Vom Verwischen der Grenzen zwischen innerem Dialog und Ich-Erzählung
Ein Interview mit Silvia Waltl
Leider kann der Workshop „Das Ich und seine Rollen“ nicht stattfinden. Trotzdem wollen wir euch einen Einblick in dieses Thema geben, das jede/n Schreibenden beschäftigt.
BÖS: Hat sich die Erzählperspektive von Texten in den vergangenen Jahren verändert? Gilt etwas als altmodisch, etwas gerade sehr ‘in’?
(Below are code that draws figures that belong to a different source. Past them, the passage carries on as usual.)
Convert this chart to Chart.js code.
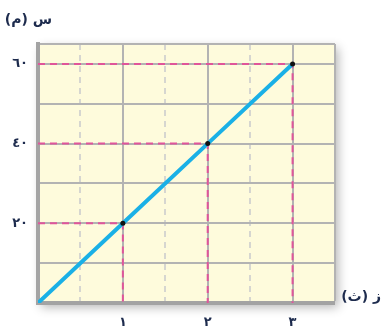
<!DOCTYPE html>
<html>
<head>
<meta charset="utf-8">
<script src="https://cdn.jsdelivr.net/npm/chart.js@4"></script>
<style>
  html, body { margin: 0; padding: 0; background: #fff; }
  #wrap { width: 385px; height: 333px; }
</style>
</head>
<body>
<div id="wrap"><canvas id="graph" width="385" height="333"></canvas></div>
<script>
// data
const times = [0, 1, 2, 3];          // ز (ث)
const distances = [0, 20, 40, 60];   // س (م)
const guidePoints = [1, 2, 3];       // points with pink guide lines
const xTickLabels = { 1: '١', 2: '٢', 3: '٣' };
const yTickLabels = { 20: '٢٠', 40: '٤٠', 60: '٦٠' };
const xTitle = 'ز (ث)';
const yTitle = 'س (م)';

const ink = '#1d2b4d';
const pink = '#e0559a';

const lineData = times.map((t, i) => ({ x: t, y: distances[i] }));

const guideSets = guidePoints.map(i => ({
  data: [{ x: 0, y: distances[i] }, { x: times[i], y: distances[i] }, { x: times[i], y: 0 }],
  borderColor: pink,
  borderWidth: 2,
  borderDash: [7, 5],
  pointRadius: 0,
  fill: false,
  order: 2
}));

const plotBg = {
  id: 'plotBg',
  beforeDraw(c) {
    const { ctx, chartArea: a } = c;
    ctx.save();
    ctx.shadowColor = 'rgba(0,0,0,0.3)';
    ctx.shadowBlur = 10;
    ctx.shadowOffsetX = 3;
    ctx.shadowOffsetY = 4;
    ctx.fillStyle = '#fefbdc';
    ctx.fillRect(a.left, a.top, a.right - a.left, a.bottom - a.top);
    ctx.restore();
  },
  afterDraw(c) {
    const { ctx, chartArea: a } = c;
    ctx.save();
    ctx.fillStyle = ink;
    ctx.font = 'bold 14px "DejaVu Sans"';
    ctx.direction = 'rtl';
    ctx.textAlign = 'right';
    ctx.textBaseline = 'middle';
    ctx.fillText(yTitle, 52, 20);
    ctx.fillText(xTitle, 381, a.bottom - 6);
    ctx.restore();
  }
};

let chart = new Chart(document.getElementById('graph').getContext('2d'), {
  type: 'line',
  data: {
    datasets: [{
      data: lineData,
      borderColor: '#1ab0e6',
      borderWidth: 4,
      pointRadius: c => c.dataIndex === 0 ? 0 : 2.5,
      pointBackgroundColor: '#111',
      pointBorderWidth: 0,
      fill: false,
      order: 1
    }].concat(guideSets)
  },
  options: {
    responsive: false,
    animation: false,
    layout: { padding: { top: 44, right: 50, left: 0, bottom: 0 } },
    plugins: { legend: { display: false }, tooltip: { enabled: false } },
    scales: {
      x: {
        type: 'linear',
        min: 0, max: 3.5,
        afterFit: s => { s.height = 30; },
        ticks: {
          stepSize: 0.5,
          padding: 12,
          color: ink,
          font: { family: 'DejaVu Sans', size: 13, weight: 'bold' },
          maxRotation: 0,
          autoSkip: false,
          callback: v => xTickLabels[v] || ''
        },
        grid: {
          drawTicks: false,
          color: c => Number.isInteger(c.tick.value) || c.tick.value === 3.5 ? '#b3b3b3' : '#d6d6d0',
          lineWidth: c => c.tick.value === 0 ? 0 : 2
        },
        border: {
          color: '#a3a3a3',
          width: 4,
          dash: c => (c.tick && !Number.isInteger(c.tick.value) && c.tick.value !== 3.5) ? [6, 5] : []
        }
      },
      y: {
        type: 'linear',
        min: 0, max: 65,
        afterFit: s => { s.width = 38; },
        ticks: {
          stepSize: 10,
          padding: 10,
          color: ink,
          font: { family: 'DejaVu Sans', size: 13, weight: 'bold' },
          callback: v => yTickLabels[v] || ''
        },
        grid: {
          drawTicks: false,
          color: '#b3b3b3',
          lineWidth: c => c.tick.value === 0 ? 0 : 2
        },
        border: { color: '#a3a3a3', width: 4 }
      }
    }
  },
  plugins: [plotBg]
});
</script>
</body>
</html>
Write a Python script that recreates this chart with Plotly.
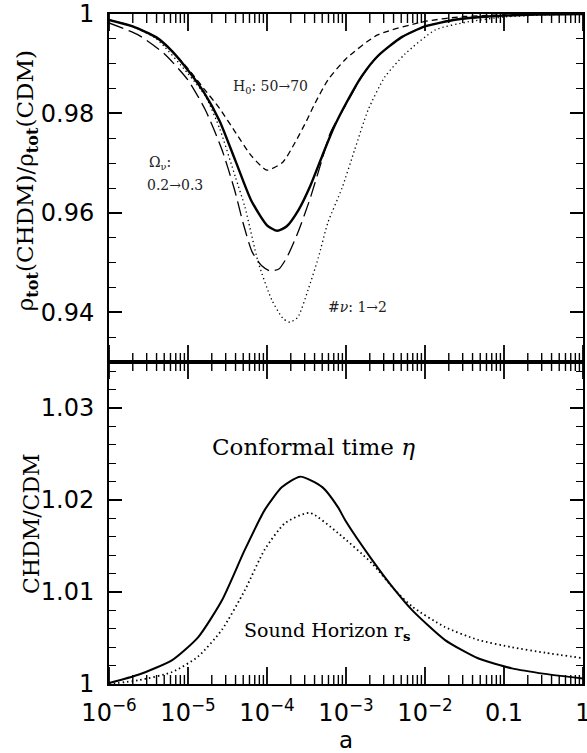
import math
import plotly.graph_objects as go

# ---------------- data (log10 a, ratio) ----------------
# Top panel: rho_tot(CHDM)/rho_tot(CDM)
solid_top_loga = [-6.0, -5.7, -5.4, -5.2, -5.0, -4.8, -4.6, -4.4, -4.2, -4.0, -3.87, -3.75, -3.6, -3.45,
                  -3.3, -3.15, -3.0, -2.8, -2.6, -2.3, -2.0, -1.6, -1.2, -0.6, 0.0]
solid_top_val = [0.9988, 0.9975, 0.9953, 0.9925, 0.9887, 0.9843, 0.9785, 0.9705, 0.9625, 0.9575, 0.9564,
                 0.9573, 0.9606, 0.9655, 0.9715, 0.9773, 0.9820, 0.9875, 0.9915, 0.9953, 0.9975, 0.9989,
                 0.9995, 0.9999, 1.0000]

h0_loga = [-6.0, -5.7, -5.4, -5.2, -5.0, -4.8, -4.6, -4.4, -4.2, -4.0, -3.8, -3.65, -3.5, -3.4, -3.23,
           -3.0, -2.6, -2.0, -1.5, -0.8, 0.0]
h0_val = [0.9988, 0.9975, 0.9953, 0.9925, 0.9890, 0.9850, 0.9810, 0.9762, 0.9715, 0.9686, 0.9702, 0.9740,
          0.9785, 0.9818, 0.9867, 0.9910, 0.9958, 0.9985, 0.9995, 0.9999, 1.0000]

omnu_loga = [-6.0, -5.63, -5.3, -5.0, -4.78, -4.57, -4.41, -4.3, -4.19, -4.07, -3.96, -3.85, -3.75, -3.61,
             -3.46, -3.33, -3.2, -3.0, -2.8, -2.6, -2.3, -2.0, -1.6, -1.2, -0.6, 0.0]
omnu_val = [0.9982, 0.9958, 0.9920, 0.9867, 0.9807, 0.9727, 0.9646, 0.9578, 0.9522, 0.9494, 0.9483, 0.9487,
            0.9510, 0.9560, 0.9626, 0.9693, 0.9760, 0.9818, 0.9874, 0.9915, 0.9953, 0.9975, 0.9989,
            0.9995, 0.9999, 1.0000]

nnu_loga = [-6.0, -5.7, -5.4, -5.0, -4.78, -4.6, -4.4, -4.28, -4.11, -3.94, -3.8, -3.71, -3.61, -3.48,
            -3.35, -3.23, -3.05, -2.89, -2.72, -2.51, -2.25, -1.87, -1.46, -1.0, -0.5, 0.0]
nnu_val = [0.9988, 0.9975, 0.9950, 0.9880, 0.9835, 0.9770, 0.9672, 0.9612, 0.9500, 0.9425, 0.9388, 0.9380,
           0.9390, 0.9445, 0.9510, 0.9580, 0.9650, 0.9727, 0.9807, 0.9873, 0.9920, 0.9968, 0.9984,
           0.9994, 0.9998, 1.0000]

# Bottom panel: CHDM/CDM
eta_loga = [-6.0, -5.63, -5.2, -4.87, -4.57, -4.28, -4.03, -3.81, -3.58, -3.3, -3.1, -3.01, -2.67, -2.38,
            -2.16, -1.75, -1.33, -0.9, -0.48, 0.0]
eta_val = [1.0001, 1.0010, 1.0026, 1.0051, 1.0091, 1.0146, 1.0189, 1.0214, 1.02254, 1.0214, 1.0192, 1.0178,
           1.0135, 1.0102, 1.0080, 1.0048, 1.0028, 1.0017, 1.0011, 1.0006]

rs_loga = [-6.0, -5.63, -5.2, -4.87, -4.57, -4.28, -4.03, -3.77, -3.46, -3.1, -2.67, -2.38, -2.16, -1.75,
           -1.33, -0.9, -0.48, 0.0]
rs_val = [1.0000, 1.0004, 1.0013, 1.0030, 1.0059, 1.0102, 1.0146, 1.0175, 1.0186, 1.0164, 1.0131, 1.0102,
          1.0084, 1.0062, 1.0048, 1.0040, 1.0034, 1.0028]

x_tick_vals = [1e-6, 1e-5, 1e-4, 1e-3, 1e-2, 0.1, 1]
x_tick_text = ["10<sup>−6</sup>", "10<sup>−5</sup>", "10<sup>−4</sup>", "10<sup>−3</sup>",
               "10<sup>−2</sup>", "0.1", "1"]
top_range = [0.93, 1.0]
top_tick_vals = [0.94, 0.96, 0.98, 1.0]
top_tick_text = ["0.94", "0.96", "0.98", "1"]
bot_range = [1.0, 1.035]
bot_tick_vals = [1.0, 1.01, 1.02, 1.03]
bot_tick_text = ["1", "1.01", "1.02", "1.03"]

X_LOG_MIN, X_LOG_MAX = -6, 0
TOP_PX, BOT_PX = 348, 322  # panel heights in pixels (for converting tick lengths)


def to_a(lv):
    return [10 ** v for v in lv]


fig = go.Figure()
thin = 1.3
fig.add_trace(go.Scatter(x=to_a(h0_loga), y=h0_val, mode="lines", xaxis="x", yaxis="y",
                         line=dict(color="black", width=thin, dash="6px,4px", shape="spline", smoothing=0.6)))
fig.add_trace(go.Scatter(x=to_a(omnu_loga), y=omnu_val, mode="lines", xaxis="x", yaxis="y",
                         line=dict(color="black", width=thin, dash="15px,6px", shape="spline", smoothing=0.6)))
fig.add_trace(go.Scatter(x=to_a(nnu_loga), y=nnu_val, mode="lines", xaxis="x", yaxis="y",
                         line=dict(color="black", width=1.3, dash="1.3px,3px", shape="spline", smoothing=0.6)))
fig.add_trace(go.Scatter(x=to_a(solid_top_loga), y=solid_top_val, mode="lines", xaxis="x", yaxis="y",
                         line=dict(color="black", width=2.4, shape="spline", smoothing=0.6)))

fig.add_trace(go.Scatter(x=to_a(rs_loga), y=rs_val, mode="lines", xaxis="x2", yaxis="y2",
                         line=dict(color="black", width=1.8, dash="1.5px,3px", shape="spline", smoothing=0.6)))
fig.add_trace(go.Scatter(x=to_a(eta_loga), y=eta_val, mode="lines", xaxis="x2", yaxis="y2",
                         line=dict(color="black", width=2.0, shape="spline", smoothing=0.6)))

# x-axis tick marks (decades + 2..9) on each horizontal frame edge, pointing inward
minor_x = [m * 10 ** e for e in range(X_LOG_MIN, X_LOG_MAX) for m in range(2, 10)]
for xa, ya, rng, px in (("x", "y", top_range, TOP_PX), ("x2", "y2", bot_range, BOT_PX)):
    unit = (rng[1] - rng[0]) / px
    for vals, length, width in ((x_tick_vals, 17, 1.8), (minor_x, 9, 1.4)):
        xs, ys = [], []
        for v in vals:
            xs += [v, v, None, v, v, None]
            ys += [rng[0], rng[0] + length * unit, None, rng[1], rng[1] - length * unit, None]
        fig.add_trace(go.Scatter(x=xs, y=ys, mode="lines", xaxis=xa, yaxis=ya, hoverinfo="skip",
                                 connectgaps=False, cliponaxis=False,
                                 line=dict(color="black", width=width, simplify=False)))

sans = "DejaVu Sans"
serif = "DejaVu Serif"

xcommon = dict(type="log", range=[X_LOG_MIN, X_LOG_MAX], showline=True, linecolor="black", linewidth=2,
               mirror=True, ticks="", showgrid=False, zeroline=False, automargin=False)

ycommon = dict(showline=True, linecolor="black", linewidth=2, mirror="allticks",
               ticks="inside", ticklen=13, tickwidth=1.5, tickcolor="black", showgrid=False, zeroline=False,
               tickfont=dict(family=sans, size=24, color="black"), ticklabelstandoff=8, automargin=False)

fig.update_layout(
    width=587, height=753,
    margin=dict(l=109, r=4, t=14, b=69),
    paper_bgcolor="white", plot_bgcolor="white",
    showlegend=False,
    xaxis=dict(domain=[0, 1], anchor="y", showticklabels=False, **xcommon),
    xaxis2=dict(domain=[0, 1], anchor="y2", tickvals=x_tick_vals, ticktext=x_tick_text,
                showticklabels=True, ticklabeloverflow="allow",
                tickfont=dict(family=sans, size=24, color="black"), ticklabelstandoff=6, **xcommon),
    yaxis=dict(domain=[0.4806, 1], anchor="x", range=top_range, tickvals=top_tick_vals,
               ticktext=top_tick_text,
               minor=dict(dtick=0.005, tick0=0.93, ticks="inside", ticklen=7, tickwidth=1.2,
                          tickcolor="black", showgrid=False), **ycommon),
    yaxis2=dict(domain=[0, 0.4806], anchor="x2", range=bot_range, tickvals=bot_tick_vals,
                ticktext=bot_tick_text,
                minor=dict(dtick=0.002, tick0=1.0, ticks="inside", ticklen=7, tickwidth=1.2,
                           tickcolor="black", showgrid=False), **ycommon),
)

ann = []
# axis titles
ann.append(dict(xref="paper", yref="paper", x=-0.173, y=0.752, textangle=-90, showarrow=False,
                text="ρ<sub><b>tot</b></sub>(CHDM)/ρ<sub><b>tot</b></sub>(CDM)",
                font=dict(family=serif, size=23, color="black"), xanchor="center", yanchor="middle"))
ann.append(dict(xref="paper", yref="paper", x=-0.165, y=0.240, textangle=-90, showarrow=False,
                text="CHDM/CDM", font=dict(family=serif, size=22, color="black"),
                xanchor="center", yanchor="middle"))
ann.append(dict(xref="paper", yref="paper", x=0.5, y=-0.0836, showarrow=False, text="a",
                font=dict(family=sans, size=23, color="black"), xanchor="center", yanchor="middle"))
# curve labels
small = dict(family=serif, size=14, color="#222")
ann.append(dict(xref="x", yref="y", x=-3.96, y=0.9853, showarrow=False,
                text="H<sub>0</sub>: 50→70", font=small))
ann.append(dict(xref="x", yref="y", x=-5.35, y=0.9700, showarrow=False,
                text="Ω<sub>ν</sub>:", font=small))
ann.append(dict(xref="x", yref="y", x=-5.16, y=0.9656, showarrow=False,
                text="0.2→0.3", font=small))
ann.append(dict(xref="x", yref="y", x=-2.85, y=0.9411, showarrow=False,
                text="#<i>ν</i>: 1→2", font=small))
ann.append(dict(xref="x2", yref="y2", x=-3.41, y=1.0258, showarrow=False,
                text="Conformal time <i>η</i>", font=dict(family=serif, size=23, color="black")))
ann.append(dict(xref="x2", yref="y2", x=-3.23, y=1.0057, showarrow=False,
                text="Sound Horizon r<sub><b>s</b></sub>", font=dict(family=serif, size=19, color="black")))
fig.update_layout(annotations=ann)

fig.write_html("out.html", config={"displayModeBar": False},
               post_script="document.body.style.margin='0';document.body.style.overflow='hidden';")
Silvia Waltl: Grundsätzlich ist in den letzten Jahrzehnten eine stärkere Subjektivierung des Erzählens feststellbar. Aus der Mode gekommen ist der klassische auktoriale (allwissende) Erzähler, der den literarischen Naturalismus geprägt hat und vor allem in erzählenden Langformen wie Romanen zum Einsatz gekommen ist. Heute werden viele Romane subjektiv oder multiperspektivisch, also aus wechselnden subjektiven Perspektiven erzählt. Das ermöglicht größere erzählerische Nähe und Identifikation, ein besseres Kennenlernen der Figuren, aber auch mehrerer individueller Blickwinkel, welche die Wahrnehmung verschiedener Figuren jeweils in den Fokus rücken.
BÖS: Wie weit muss man sich vom Ich lösen (können), um einen literarischen Text auf der Basis eigener Erfahrungen zu schreiben?
Silvia Waltl: Das literarische Ich ist immer ein fiktives. Jede Erzählinstanz ist ein Artefakt, also ein künstlich geschaffener Standpunkt, eine im Text installierte Position, von der aus erzählt wird. Diese kann sich in der Handlung oder außerhalb der Handlung befinden. Gleichzeitig trägt jede Figur, die wir als AutorInnen gestalten, immer auch autobiografische Züge der / des Schreibenden in sich. Es gibt keine Figurengestaltung ohne Rückgriff auf eigene Erfahrungen. Empathie ist bei der Gestaltung einer Erzählung und ihres Figurenpersonals ebenso wichtig wie im realen Leben, weil ich beim Schreiben immer nur auf das Wissen um meine eigenen Gefühle zurückgreifen kann, um emotionale und psychologische Motive oder Motive der inneren Handlung in einer Figur anlegen zu können.
Beim Schreiben kommen verschiedene Techniken der literarischen Verschlüsselung zum Einsatz. Fiktionalisierte Autobiografie oder auch: Autofiktion ist heute in der Literatur weit verbreitet. Selbst bei der Inszenierung von Figuren, die von mir als AutorIn vermeintlich weit entfernt angesiedelt sind, spielt das autobiografische Moment immer eine Rolle – und sei es, um unerwünschte, nicht ausgelebte Persönlichkeitsanteile in die Figur auszulagern.
BÖS: Was ist so schwierig daran, einen inneren Monolog zu verfassen?
Silvia Waltl: Der innere Monolog gibt vor, den / die LeserIn direkt in den Kopf der Figur hineinzuversetzen und ihr sozusagen beim Denken zusehen zu können. Bewusstseinsinhalte sollen mithilfe des inneren Monologs direkt aus der Figur heraus in Echtzeit (simultan) dargestellt werden. Der innere Monolog ist die subjektivste Form des Erzählens. Er dehnt die erzählte Zeit. Er bringt auf dramaturgischer Ebene einige Schwierigkeiten mit sich. So liegt ein Problem darin, dass Gedanken, Gefühle, Empfindungen, Affekte, Erinnerungen und dergleichen in Wirklichkeit selten sprachbasiert ablaufen, sondern häufig bildhaft mit starker emotionaler Aufladung. Für den inneren Monolog müssen sie aber in Sprache übertragen werden. Das stellt automatisch eine Verfälschung dar. Als größte Hürde bei der Gestaltung innerer Monologe kann der Erzählgestus an sich gesehen werden: Der innere Monolog erzählt nicht, er bildet ab, nämlich das Innenleben der Figur. Das Verwischen der Grenzen zwischen innerem Monolog und Ich-Erzählung im Zuge des Gestaltens von Rollenprosa passiert beim Schreiben sehr häufig, da man als AutorIn dem Leser, der Leserin immer etwas von der Figur erzählen will, was aber in Form des inneren Monologs eigentlich nicht möglich ist. Fragen der Plausibilität und der Authentizität der Erzählstimme und ‑perspektive stellen sich hier also in besonderem Maße.